Claustrophobic and relentless, End It All isn’t an album to offer much respite, though there are some nifty hooks and a few daring stretches without a lick of vocals. We start with “Superstar Destroyer”, which exaggerates and blows out the standard hip-hop brag track over Ade Firth’s monochromatic glitz. DJ Nobody’s blurted work sets the mood for “Deathsweater”, teeming with fleeting self-references and images alike. Its got a great falsetto hook, and Beans eventually rattles off the labels of his wardrobe, imagining it as a literally murderous ensemble. Other highlights include In Flagranti’s two tracks “Mellow You Out”, with swooning guest vocals from TV on the Radio’s Tunde Adebimpe, and the fiercely political anomaly “Air is Free.”

What else? Four Tet mans two brief cuts, the spooky “Glue Traps” and the even more intricate and unnerving “Anvil Falling”. Tortoise’s drum section accelerates its diffuse percussion on “Electric Eliminator”, while Interpol’s Sam Fog also toys with tempo on the darkly askew “Electric Bitch”. Black Moth Super Rainbow’s Tobacco brings his soggy and fuzzy synths to the nutty imagery of “Glass Coffins.” That Kid Prolific’s “Forever Living Fresh” is deadly catchy despite its brevity, and Fred Bigot’s standout “Hardliner” applies echo to Beans’ voice while bending the mind in every way. Son Lux makes “Blue Movie” one of the busiest tracks, whereas Clark’s short “Hunter” is a burping, lurching ride that comes to a sudden stop…and with it the album.

Beans takes stylistic cues from these distinct producers, but he only ever shifts his approach so much.
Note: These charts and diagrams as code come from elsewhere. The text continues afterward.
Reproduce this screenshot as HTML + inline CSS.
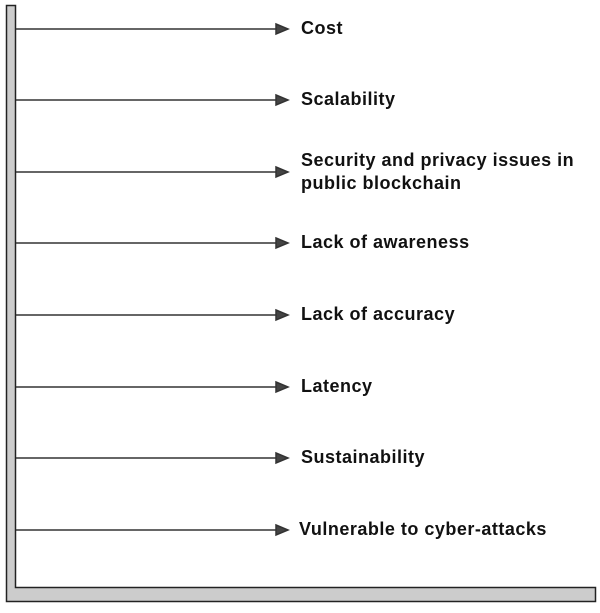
<!DOCTYPE html>
<html><head><style>
html,body{margin:0;padding:0;background:#fff;width:600px;height:613px;overflow:hidden}
svg{position:absolute;left:0;top:0}
text{font-family:"Liberation Sans",Arial,sans-serif;font-weight:bold;font-size:18px;letter-spacing:0.5px;fill:#111}
</style></head><body>
<svg width="600" height="613" viewBox="0 0 600 613">
<path d="M6.5 5.5 H15.5 V587.5 H595.5 V601.5 H6.5 Z" fill="#cccccc" stroke="#222" stroke-width="1.5"/>
<g stroke="#333" stroke-width="1.5" fill="#444">
<line x1="16" y1="29" x2="278" y2="29"/><polygon points="276,24 288,29 276,34"/>
<line x1="16" y1="100" x2="278" y2="100"/><polygon points="276,95 288,100 276,105"/>
<line x1="16" y1="172" x2="278" y2="172"/><polygon points="276,167 288,172 276,177"/>
<line x1="16" y1="243" x2="278" y2="243"/><polygon points="276,238 288,243 276,248"/>
<line x1="16" y1="315" x2="278" y2="315"/><polygon points="276,310 288,315 276,320"/>
<line x1="16" y1="387" x2="278" y2="387"/><polygon points="276,382 288,387 276,392"/>
<line x1="16" y1="458" x2="278" y2="458"/><polygon points="276,453 288,458 276,463"/>
<line x1="16" y1="530" x2="278" y2="530"/><polygon points="276,525 288,530 276,535"/>
</g>
<text x="301" y="34">Cost</text>
<text x="301" y="105">Scalability</text>
<text x="301" y="166">Security and privacy issues in</text>
<text x="301" y="189">public blockchain</text>
<text x="301" y="248">Lack of awareness</text>
<text x="301" y="320">Lack of accuracy</text>
<text x="301" y="392">Latency</text>
<text x="301" y="463">Sustainability</text>
<text x="299" y="535">Vulnerable to cyber-attacks</text>
</svg>
</body></html>
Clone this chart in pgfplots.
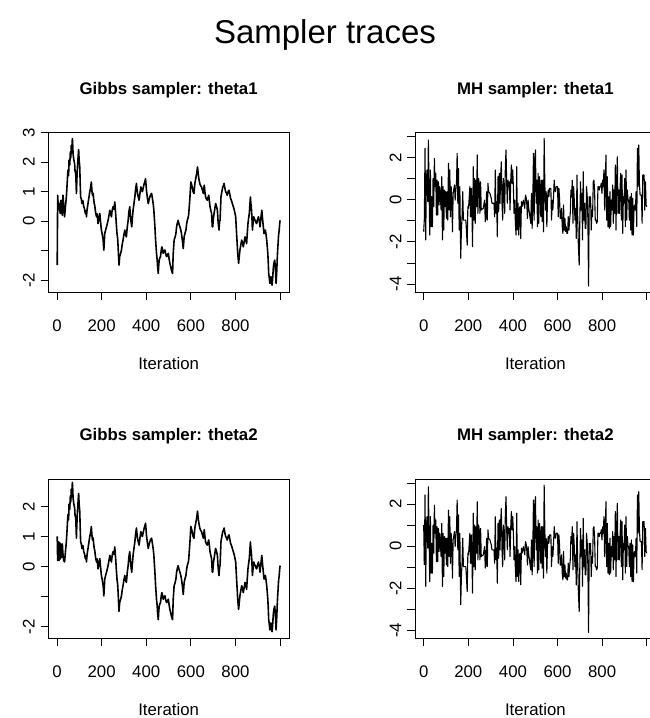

Mostly he’s a rhythmic, senses-overloading instrument that moves so quickly you have to close your eyes and concentrate to truly follow along. His only weakness may be hip-hop’s requisite braggadocio and endless pop-culture similes, but even those elements feel uniquely his own. What’s best about him, on the other hand, is his weird combination of intensity and levity. It’s insane what Beans can do, but it’s also the stuff of ticklish, brainy, irreverent fun.